The Twilight sequel scored the third-biggest opening weekend of all time at the North American box office on Sunday, as millions of young women swooned over the complex love triangle involving a high school girl, a vampire and a werewolf.

The Twilight Saga: New Moon earned an estimated $140.7 million during its first three days of release across the United States and Canada, closely held distributor Summit Entertainment said, crushing industry expectations.

The record for an opening is $158 million, set last year by the Batman sequel The Dark Knight. The 2007 movie Spider-Man 3 follows with $151 million. New Moon replaced Pirates of the Caribbean: Dead Man's Chest ($136 million) at No. 3.

The vampire romance is well on its way to exceeding the $193 million total of its predecessor, Twilight, which was released exactly a year ago.

Summit Entertainment said New Moon also set an opening-day record with Friday sales of $72.7 million, surpassing the $67.2 million haul of The Dark Knight.

That tally was bolstered by record-breaking midnight sales of $26.3 million. The old mark was set earlier this year by Harry Potter and the Half-Blood Prince with $22.2 million.

A FEW MORE MEN

The closely held studio said New Moon also earned $118.1 million from 25 foreign markets. Data from individual countries were not immediately available.

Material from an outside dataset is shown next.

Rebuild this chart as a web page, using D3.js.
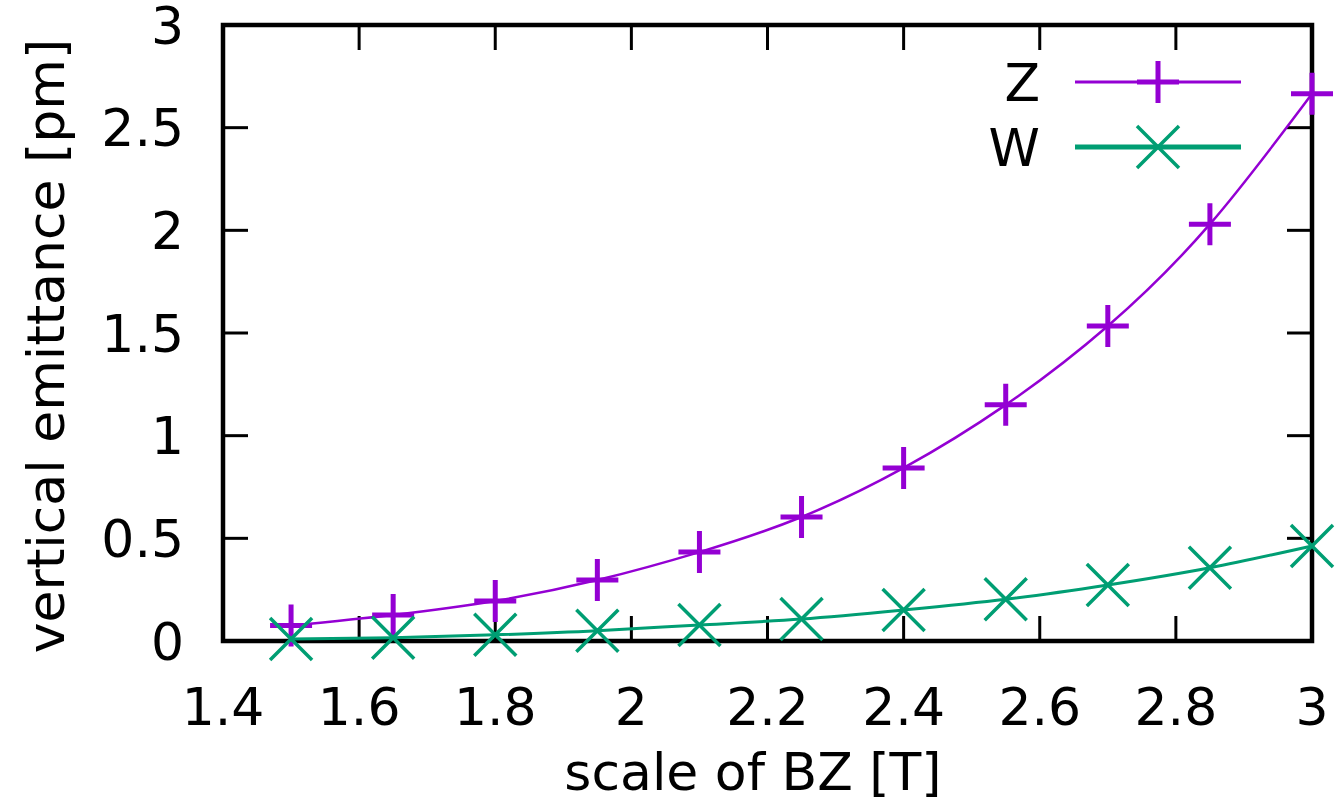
<!DOCTYPE html>
<html>
<head>
<meta charset="utf-8">
<script src="https://cdn.jsdelivr.net/npm/d3@7"></script>
<style>
  body { margin: 0; background: #fff; }
  text { font-family: "DejaVu Sans", sans-serif; fill: #000; }
</style>
</head>
<body>
<div id="chart"></div>
<script>
    "use strict";

    // scale of BZ [T]
    var bzScale = [1.5, 1.65, 1.8, 1.95, 2.1, 2.25, 2.4, 2.55, 2.7, 2.85, 3.0];
    // vertical emittance [pm]
    var zValues = [0.075, 0.127, 0.195, 0.297, 0.433, 0.604, 0.843, 1.15, 1.534, 2.03, 2.665];
    var wValues = [0.01, 0.016, 0.03, 0.05, 0.078, 0.107, 0.151, 0.203, 0.273, 0.357, 0.463];

    var xTicks = [1.4, 1.6, 1.8, 2, 2.2, 2.4, 2.6, 2.8, 3];
    var yTicks = [0, 0.5, 1, 1.5, 2, 2.5, 3];

    var series = [
        { name: "Z", values: zValues, color: "#9400d3", marker: "plus" },
        { name: "W", values: wValues, color: "#009e73", marker: "cross" }
    ];

    var width = 1341;
    var height = 802;
    var margin = { left: 223, right: 29, top: 25, bottom: 161 };

    var svg = d3.select("#chart").append("svg")
        .attr("width", width)
        .attr("height", height);

    var x = d3.scaleLinear().domain([1.4, 3]).range([margin.left, width - margin.right]);
    var y = d3.scaleLinear().domain([0, 3]).range([height - margin.bottom, margin.top]);

    var fontSize = 52;
    var tickLen = 25;

    // frame with mirrored inner ticks
    var frame = svg.append("g");
    frame.append("rect")
        .attr("x", x(1.4)).attr("y", y(3))
        .attr("width", x(3) - x(1.4)).attr("height", y(0) - y(3))
        .attr("fill", "none").attr("stroke", "#000").attr("stroke-width", 4.5);

    xTicks.forEach(function (t) {
        frame.append("line")
            .attr("x1", x(t)).attr("x2", x(t))
            .attr("y1", y(0)).attr("y2", y(0) - tickLen)
            .attr("stroke", "#000").attr("stroke-width", 3);
        frame.append("line")
            .attr("x1", x(t)).attr("x2", x(t))
            .attr("y1", y(3)).attr("y2", y(3) + tickLen)
            .attr("stroke", "#000").attr("stroke-width", 3);
        frame.append("text")
            .attr("x", x(t)).attr("y", 725)
            .attr("text-anchor", "middle")
            .style("font-size", fontSize + "px")
            .text(String(t));
    });

    yTicks.forEach(function (t) {
        frame.append("line")
            .attr("x1", x(1.4)).attr("x2", x(1.4) + tickLen)
            .attr("y1", y(t)).attr("y2", y(t))
            .attr("stroke", "#000").attr("stroke-width", 3);
        frame.append("line")
            .attr("x1", x(3)).attr("x2", x(3) - tickLen)
            .attr("y1", y(t)).attr("y2", y(t))
            .attr("stroke", "#000").attr("stroke-width", 3);
        frame.append("text")
            .attr("x", 184).attr("y", y(t))
            .attr("dy", "0.36em")
            .attr("text-anchor", "end")
            .style("font-size", fontSize + "px")
            .text(String(t));
    });

    // axis titles
    svg.append("text")
        .attr("x", 753).attr("y", 790)
        .attr("text-anchor", "middle")
        .style("font-size", fontSize + "px")
        .text("scale of BZ [T]");

    svg.append("text")
        .attr("transform", "translate(64,346) rotate(-90)")
        .attr("text-anchor", "middle")
        .style("font-size", fontSize + "px")
        .text("vertical emittance [pm]");

    function drawMarker(g, kind, cx, cy, color) {
        var s = 21;
        if (kind === "plus") {
            g.append("path")
                .attr("d", "M" + (cx - s) + "," + cy + "H" + (cx + s) + "M" + cx + "," + (cy - s) + "V" + (cy + s))
                .attr("stroke", color).attr("stroke-width", 5).attr("fill", "none");
        } else {
            g.append("path")
                .attr("d", "M" + (cx - s) + "," + (cy - s) + "L" + (cx + s) + "," + (cy + s) +
                    "M" + (cx - s) + "," + (cy + s) + "L" + (cx + s) + "," + (cy - s))
                .attr("stroke", color).attr("stroke-width", 3.5).attr("fill", "none");
        }
    }

    var line = d3.line()
        .x(function (d) { return x(d[0]); })
        .y(function (d) { return y(d[1]); })
        .curve(d3.curveNatural);

    var plot = svg.append("g");
    series.forEach(function (s) {
        var pts = bzScale.map(function (b, i) { return [b, s.values[i]]; });
        plot.append("path")
            .datum(pts)
            .attr("d", line)
            .attr("fill", "none")
            .attr("stroke", s.color)
            .attr("stroke-width", s.marker === "plus" ? 2.5 : 3);
        pts.forEach(function (p) {
            drawMarker(plot, s.marker, x(p[0]), y(p[1]), s.color);
        });
    });

    // legend
    var legend = svg.append("g");
    var legendY = [82, 147];
    series.forEach(function (s, i) {
        legend.append("text")
            .attr("x", 1040).attr("y", legendY[i])
            .attr("dy", "0.37em")
            .attr("text-anchor", "end")
            .style("font-size", fontSize + "px")
            .text(s.name);
        legend.append("line")
            .attr("x1", 1075).attr("x2", 1241)
            .attr("y1", legendY[i]).attr("y2", legendY[i])
            .attr("stroke", s.color)
            .attr("stroke-width", s.marker === "plus" ? 3 : 5);
        drawMarker(legend, s.marker, 1158, legendY[i], s.color);
    });
</script>
</body>
</html>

Exit-polling data in North America indicated that women accounted for 80 percent of the audience and half the audience was under 21. Summit said male moviegoers increased their share by a couple of percentage points, and the new film also brought in a few more older women.

New Moon revisits the dangerous romance between high school student Bella Swan (Kristen Stewart) and vampire Edward Cullen (Robert Pattinson).

After falling in love with each other in Twilight, Bella and Edward break up in New Moon. Bella hooks up with Jacob Black (Taylor Lautner), an American Indian who is also a werewolf. Jacob protects Bella, but she still longs for the gentle blood-sucker Edward. Chris Weitz directed the $50 million project.

Reviews were largely scathing, but the franchise is considered critic-proof. Indeed, the stars have become sex symbols whose real-life romances with each other (Stewart and Pattinson) or with country star Taylor Swift (Lautner) have long been gossip-column fodder. Fans lined up outside theaters days before the sequel opened.

The Twilight film franchise is based on a series of four novels of the same name by Stephenie Meyer, which her publisher says have sold 85 million copies worldwide. A third film, Eclipse, is due in June.

Also new at the box office was the Sandra Bullock family drama The Blind Side at a distant No. 2 with $34.5 million, the best opening of her career. The fact-based movie was released by Time Warner Inc's Warner Bros. Pictures on behalf of independent producer Alcon Entertainment. Bullock plays a Tennessee housewife who transforms a homeless black teenager into a high-school football star.

The cartoon Planet 51 opened at No. 4 with a modest $12.6 million, playing almost exclusively to parents and young children.

Last weekend's champion, the disaster movie 2012, fell to No. 3 with $26.5 million, taking its 10-day haul to $108.2 million. The picture led the foreign box office for a second weekend with $100.5 million; its foreign tally soared to $341.1 million. Both Planet 51 and 2012 were released by Columbia Pictures, a unit of Sony Corp.

Walt Disney Co's stop-motion adaptation of A Christmas Carol fell three places to No. 5 with $12.2 million in its third weekend; its tally stands at $79.8 million.